Mülheim. Wenn der geschützte Sumpfvogel umgezogen ist, können die Renaturierungsarbeiten am Borbecker Mühlenbach auf Mülheimer Gebiet beginnen.
Die Emschergenossenschaft, die vor 115 Jahren gegründet wurde, wird mit ihrem Milliardenprojekt der Emscher-Renaturierung auch in Mülheim aktiv. Denn der Borbecker Mühlenbach verläuft einige hundert Meter über Mülheimer Stadtgebiet.
Seit 2009 wurde das Gewässer, das zuvor offen in Betonschalen verlaufender Teil des Abwassersystems war, im Volksmund „Köttelbecke“ genannt, zu einem naturnahen Gewässer umgebaut. Entlang des Gruga-Radwegs, der auf der alten Güterbahntrasse von Heißen zur Gruga in Essen (und dann nach Essen-Steele) führt, kann man auf Essener Gebiet schon gut sehen, wie es später auch in Mülheim aussehen wird: Das Abwasser verläuft unsichtbar unter der Erde, oben fließt der renaturierte Bach. Auch Mülheim wird so einmal – im Bereich Heimaterde/Essen-Frohnhausen – ein Stück Natur zurückbekommen.
Wasserralle fühlt sich im Sumpf wohl
„Der Oberlauf des Mühlenbachs ist umgebaut bis zur A 40“, sagt Ilias Abawi, ein Sprecher der Emschergenossenschaft. Auf Mülheimer Gebiet wird unter anderem ein 9500 m3 großes unterirdisches Regenüberlaufbecken am Frohnhauser Weg auf einer ehemaligen Pferdewiese entstehen, dessen Bau ursprünglich schon im vergangenen Jahr beginnen sollte.
Umbau des Emschersystems kostet 4,5 Milliarden Euro
Die Emschergenossenschaft – auch Mülheim ist Mitglied – wurde im Dezember 1899 gegründet, um städteübergreifend das Abwasserproblem zu bewältigen. Die Emscher und ihre Nebenflüsse wurden zur Abwasserrinne.

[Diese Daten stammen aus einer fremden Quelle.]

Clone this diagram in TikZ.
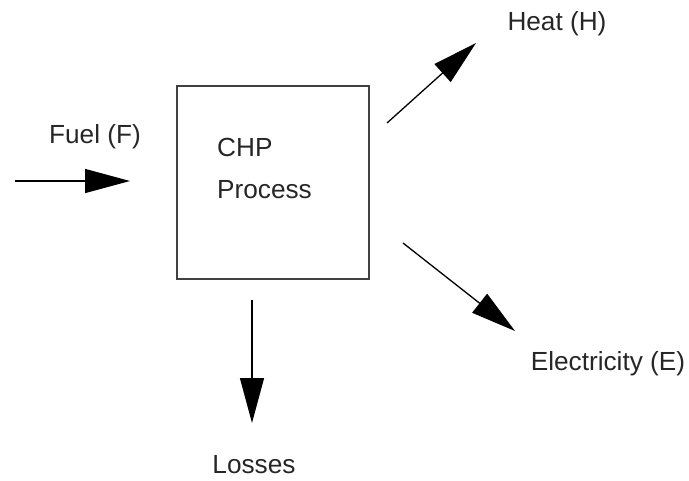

Seit 1992 wird die Emscher renaturiert: Seit der Nordwanderung des Bergbaus sind unterirdische Abwasserkanäle möglich. Die Gewässer werden abwasserfrei. Der 4,5 Mrd. € teure Umbau der Emscher soll bis 2020 fertig sein. Der Emscher-Oberlauf samt Nebenflüssen ist in Dortmund seit 2010 auf 24 km renaturiert.
Doch die scheue Wasserralle, die zu den gefährdeten Vogelarten gehört, wurde genau dort nachgewiesen. Inzwischen wurde jedoch eine Ausweichfläche gefunden, die sich nur rund einen Kilometer weit entfernt im Bereich des Winkhauser Tals befindet. „Wir müssen es hinkriegen, dass der Vogel das auch annimmt“, so Abawi. Die scheue Wasserralle fühlt sich in Sumpfgebieten besonders wohl, und so wird die ausgesuchte Fläche bis Ende Februar noch „aufgehübscht“, etwa mit Schilf-Anpflanzungen.
Genehmigungsverfahren läuft noch
Wenn die Biologische Station die Wasserralle dort nachweisen kann, kann es mit dem Umbau losgehen, so Abawi. Zeit verloren hätte die Emschergenossenschaft allerdings nicht: „Das ist nicht so tragisch, dann arbeiten wir eben an anderer Stelle weiter.“ Die Emscher und ihre Nebengewässer – der Borbecker Mühlenbach fließt in die Berne und diese wiederum mündet in die Emscher – seien ja als Gesamtsystem zu betrachten. Zudem laufe für das geplante Hochwasserrückhaltebecken (auf Essener Gebiet), das zum Umbau auf Mülheimer Gebiet gehört, auch noch das Genehmigungsverfahren.
Zum Ende des 19. Jahrhunderts waren aufgrund der Bergsenkungen wegen des Kohleabbaus keine unterirdischen Abwasserkanäle möglich. Das Emscher-System wurde daher zu einem Netz offener Schmutzwasserläufe umgebaut. So fließen die Abwässer aus dem Rhein-Ruhr-Zentrum und den umliegenden Straßen über den noch nicht renaturieren Mühlenbach ins Abwassersystem und werden letztlich erst in der Kläranlage an der Emschermündung in Dinslaken gereinigt, erklärte Ilias Abawi.